There are 40.1millions vehicles on the road in the UK. In CO2 terms, removing controlled burning on grouse moors is reducing just 0.004% of their combined emissions. Their entire policy is madness.
But these charity groups choose to ignore these facts, despite the risks of their actions, because so blinkered are they in their struggle to have grouse shooting banned as a result of some distorted classist misconception.
One of the worst culprits for this is former RSPB employee, Mark Avery, who remains closely associated with their campaigning operation.
Avery has attempted to push a ban on controlled heather burning as a trojan horse to ban driven grouse shooting.
Commenting on his own blog earlier in June 2020, he sought to reassure a supporter of his that grouse shooting could be stopped by a ban on heather burning by saying ‘Don’t get despondent…restrictions on burning of peatland will be important and come from a completely different direction [in their campaign to get grouse shooting banned]’.
How futile and self-serving these organisations have become and what damage they threaten to cause.

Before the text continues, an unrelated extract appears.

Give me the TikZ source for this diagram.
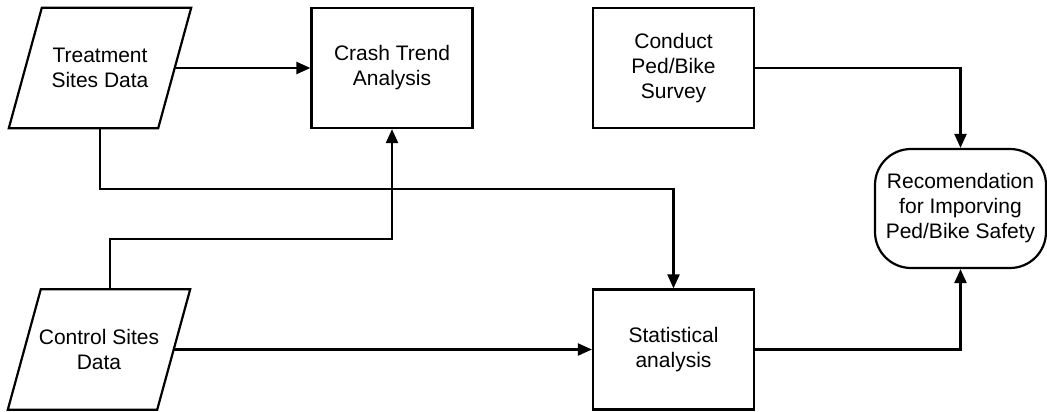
\documentclass[tikz,border=0pt]{standalone}
\usepackage{fontspec}
\setmainfont{Liberation Sans}
\usetikzlibrary{arrows.meta}

\tikzset{
  every picture/.style={x=1pt,y=-1pt},
  lbl/.style={align=center,font=\fontsize{21}{25}\selectfont,inner sep=0pt},
  boxnode/.style={lbl,draw,line width=2.2pt,minimum width=161pt,minimum height=120pt},
  datanode/.style={lbl,minimum width=149pt,minimum height=120pt},
  termnode/.style={lbl,draw,line width=2.2pt,rounded corners=36pt,minimum width=171pt,minimum height=119pt},
  conn/.style={line width=2.2pt},
  arr/.style={conn,-{Triangle[length=14pt,width=12pt]}}
}

\begin{document}
\begin{tikzpicture}
\useasboundingbox (0,0) rectangle (1047,412);

% data inputs (parallelogram outlines drawn below)
\node[datanode] (ts) at (100,68) {Treatment\\Sites Data};
\node[datanode] (cs) at (99,349.5) {Control Sites\\Data};
\foreach \n in {ts,cs}{
  \draw[line width=2.2pt]
    ([xshift=16.5pt]\n.north west) -- ([xshift=16.5pt]\n.north east)
    -- ([xshift=-16.5pt]\n.south east) -- ([xshift=-16.5pt]\n.south west) -- cycle;
}

% processes
\node[boxnode] (crash) at (392,68) {Crash Trend\\Analysis};
\node[boxnode] (survey) at (673.5,68) {Conduct\\Ped/Bike\\Survey};
\node[boxnode] (stat) at (673.5,349.5) {Statistical\\analysis};

% outcome
\node[termnode] (rec) at (960.5,208.5) {Recomendation\\for Imporving\\Ped/Bike Safety};

% bend points of the routed connectors
\coordinate (tbend) at (100,189);
\coordinate (cbend) at (110,239);

% connectors
\draw[arr] (ts.east) -- (crash.west);
\draw[arr] (ts.south) -- (tbend) -| (stat.north);
\draw[arr] (cbend |- cs.north) -- (cbend) -| (crash.south);
\draw[arr] (cs.east) -- (stat.west);
\draw[arr] (survey.east) -| (rec.north);
\draw[arr] (stat.east) -| (rec.south);
\end{tikzpicture}
\end{document}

Indeed, it should not be forgotten that as recently as 2014 the RSPB released public research title: 'Ffridd - a habitat on the edge' which said of controlled heather burning: 'Prescribed burning can encourage heather regeneration on heather dominated upland margins, and can open the area up for sympathetic grazing and lead to a better mosaic structure.'
Fortunately, indications suggest that policy makers have taken time to look at facts and science, and recognise these charity organisations have sought to deliberately mislead them for too long.
No one wants to be responsible for wildfires across the UK’s uplands and the untold damage these will cause.